A recent DBS Bank India study reveals that 84% of female entrepreneurs use digital payment tools, while 38% access credit and investment platforms. This trend signals a major shift in SME operations, offering banks a clear opportunity to deepen relationships with this growing customer segment through digitized lending and advisory services.
What Happened
A study by DBS Bank India, conducted in partnership with Deloitte Touche Tohmatsu India, indicates a significant shift toward digital financial adoption among female entrepreneurs in India. Based on a survey of over 1,300 women, the findings show that 84% of respondents now rely on digital payment platforms, while 72% utilize the Unified Payments Interface (UPI) for business transactions. Beyond basic payments, the data shows that 38% of these entrepreneurs are accessing digital loan and credit platforms, while 29% are using brokerage services for investments.
The Business Strategy Behind The Data
For financial institutions, this shift is more than just a behavioral change; it is a vital business strategy. Banks increasingly focus on the Small and Medium Enterprise (SME) segment to drive credit growth. Historically, assessing the creditworthiness of SMEs was expensive and slow due to the reliance on paper-based documents.
When entrepreneurs move their financial operations to digital platforms, they leave a 'digital footprint' of their cash flow, revenue, and spending habits. This data allows banks to assess credit risk more accurately and quickly. By targeting this segment, banks like DBS can lower their cost of acquiring customers (CAC) and offer automated credit products, which typically carry higher margins than corporate lending.
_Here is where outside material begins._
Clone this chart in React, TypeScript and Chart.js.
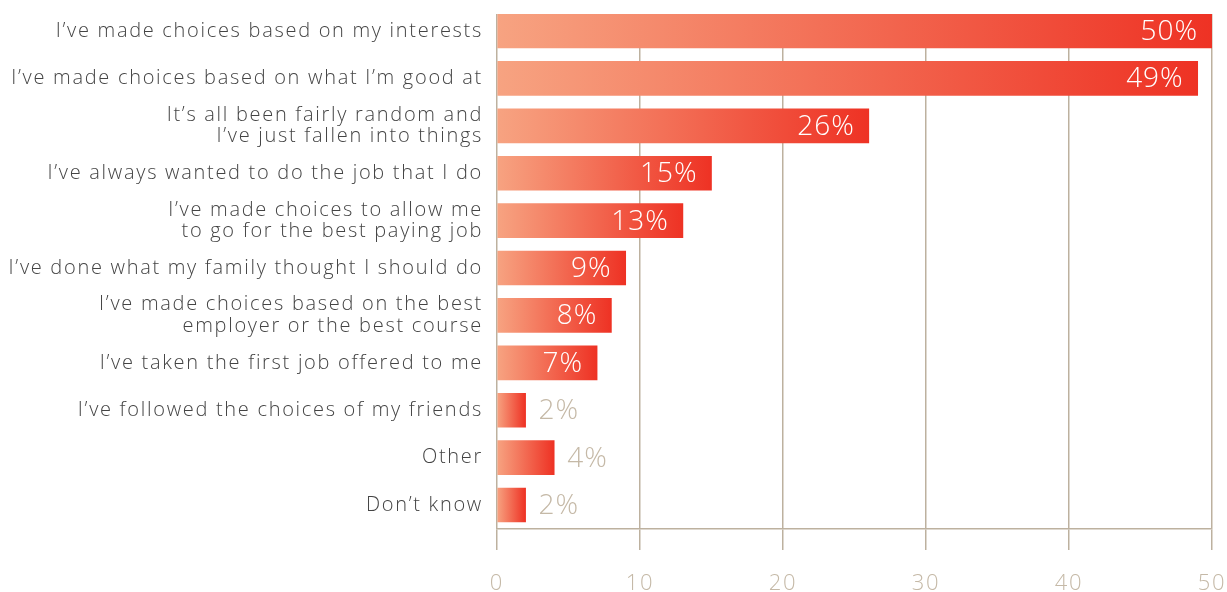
import React, { useEffect, useRef } from "react";
import { Chart, registerables } from "chart.js";

Chart.register(...registerables);

const categories: (string | string[])[] = [
  "I’ve made choices based on my interests",
  "I’ve made choices based on what I’m good at",
  ["It’s all been fairly random and", "I’ve just fallen into things"],
  "I’ve always wanted to do the job that I do",
  ["I’ve made choices to allow me", "to go for the best paying job"],
  "I’ve done what my family thought I should do",
  ["I’ve made choices based on the best", "employer or the best course"],
  "I’ve taken the first job offered to me",
  "I’ve followed the choices of my friends",
  "Other",
  "Don’t know",
];
const values: number[] = [50, 49, 26, 15, 13, 9, 8, 7, 2, 4, 2];
const xTicks: number[] = [0, 10, 20, 30, 40, 50];

const FONT = "'Open Sans', Lato, sans-serif";
const TAN = "#c5b9a7";
const GRID = "#bdb19f";
const SPACING = "1.7px";

const spacingPlugin = {
  id: "spacing",
  beforeUpdate(chart: any) {
    chart.ctx.letterSpacing = SPACING;
  },
  beforeLayout(chart: any) {
    chart.ctx.letterSpacing = SPACING;
  },
  beforeDraw(chart: any) {
    const ctx = chart.ctx;
    ctx.letterSpacing = SPACING;
    const ca = chart.chartArea;
    ctx.save();
    ctx.beginPath();
    ctx.rect(0, ca.top, chart.width, chart.height - ca.top);
    ctx.clip();
  },
  afterDraw(chart: any) {
    chart.ctx.restore();
  },
};

const valueLabels = {
  id: "valueLabels",
  afterDatasetsDraw(chart: any) {
    const ctx = chart.ctx;
    const meta = chart.getDatasetMeta(0);
    ctx.save();
    ctx.font = `300 28px ${FONT}`;
    ctx.letterSpacing = "1px";
    ctx.textBaseline = "middle";
    meta.data.forEach((bar: any, i: number) => {
      const v = values[i];
      const txt = `${v}%`;
      if (v >= 7) {
        ctx.fillStyle = "#ffffff";
        ctx.textAlign = "right";
        ctx.fillText(txt, bar.x - 14, bar.y + 1);
      } else {
        ctx.fillStyle = TAN;
        ctx.textAlign = "left";
        ctx.fillText(txt, bar.x + 13, bar.y + 1);
      }
    });
    ctx.restore();
  },
};

export default function App() {
  const ref = useRef<HTMLCanvasElement | null>(null);
  useEffect(() => {
    if (!ref.current) return;
    const chart = new Chart(ref.current, {
      type: "bar",
      data: {
        datasets: [
          {
            data: values.map((v, i) => ({ x: v, y: i })),
            barThickness: 34,
            borderWidth: 0,
            backgroundColor: (c: any) => {
              const ch = c.chart;
              const xs = ch.scales?.x;
              if (!xs || c.dataIndex === undefined) return "#f07050";
              const x0 = xs.getPixelForValue(0);
              const x1 = xs.getPixelForValue(values[c.dataIndex]);
              if (!isFinite(x0) || !isFinite(x1) || x1 <= x0) return "#f07050";
              const g = ch.ctx.createLinearGradient(x0, 0, x1, 0);
              g.addColorStop(0, "#f7a381");
              g.addColorStop(1, "#ee3224");
              return g;
            },
          },
        ],
      },
      options: {
        indexAxis: "y",
        animation: false,
        responsive: false,
        maintainAspectRatio: false,
        layout: { padding: { top: 14, right: 15, left: 0, bottom: 0 } },
        plugins: { legend: { display: false }, tooltip: { enabled: false } },
        scales: {
          x: {
            type: "linear",
            min: 0,
            max: 50,
            offset: false,
            afterBuildTicks: (s: any) => {
              s.ticks = xTicks.map((v) => ({ value: v }));
            },
            afterFit: (s: any) => {
              s.height = 63;
              s.paddingLeft = 0;
              s.paddingRight = 0;
            },
            grid: {
              color: GRID,
              lineWidth: 1.5,
              drawTicks: true,
              tickLength: 21,
              tickColor: GRID,
              tickWidth: 1.5,
            },
            border: { display: true, color: GRID, width: 1.5 },
            ticks: {
              color: TAN,
              padding: 21,
              font: { family: FONT, size: 22, weight: "300" },
            },
          },
          y: {
            type: "linear",
            reverse: true,
            offset: false,
            min: -0.359,
            max: 10.506,
            afterBuildTicks: (s: any) => {
              s.ticks = categories.map((_, i) => ({ value: i }));
            },
            afterFit: (s: any) => {
              s.width = 497;
              s.paddingTop = 0;
              s.paddingBottom = 0;
            },
            grid: { display: false, drawTicks: false },
            border: { display: false },
            ticks: {
              autoSkip: false,
              padding: 14,
              color: "#444444",
              font: { family: FONT, size: 20, weight: "300", lineHeight: 1.08 },
              callback: (v: any) => categories[Math.round(Number(v))] ?? "",
            },
          },
        },
      },
      plugins: [spacingPlugin, valueLabels],
    } as any);
    return () => chart.destroy();
  }, []);
  return (
    <div style={{ position: "fixed", left: 0, top: 0, width: 1227, height: 592, background: "#fff" }}>
      <canvas ref={ref} width={1227} height={592} style={{ display: "block" }} />
    </div>
  );
}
Why The Gap Between Payments And Credit Matters
While 84% of women entrepreneurs are using digital payments, the usage of credit and investment tools sits much lower at 38% and 29% respectively. For investors and market analysts, this 'usage gap' is the most important monitorable.
It suggests that while the base of digitally-active customers is large, they are not yet fully integrated into the banks' credit and investment ecosystems. The bank's ability to cross-sell higher-value financial products—such as working capital loans, insurance, or wealth management services—to these existing payment users will determine the long-term profitability of this segment.
Risk Factors In SME Digitization
While digital adoption is rising, it does not eliminate the fundamental risks of lending to the SME sector. Small businesses are often more vulnerable to economic cycles, pricing pressure, and supply chain disruptions than large corporations. Even with better digital data, the risk of credit defaults remains higher in this segment compared to traditional retail or large corporate lending.
Furthermore, as businesses move more of their financial activity online, the operational risk regarding cybersecurity and data privacy increases. Banks must invest heavily in securing these platforms to maintain trust, which is identified in the study as a key driver for adoption.
What Investors Can Track
Investors looking at the banking and financial services sector may track whether institutions can effectively convert payment-only users into credit customers. Success will be reflected in improving fee-based income and growth in the SME loan book. Management commentary regarding digital transformation, the cost-to-income ratio for SME operations, and the quality of the SME loan portfolio will be important indicators of how well banks are capitalizing on this digital shift.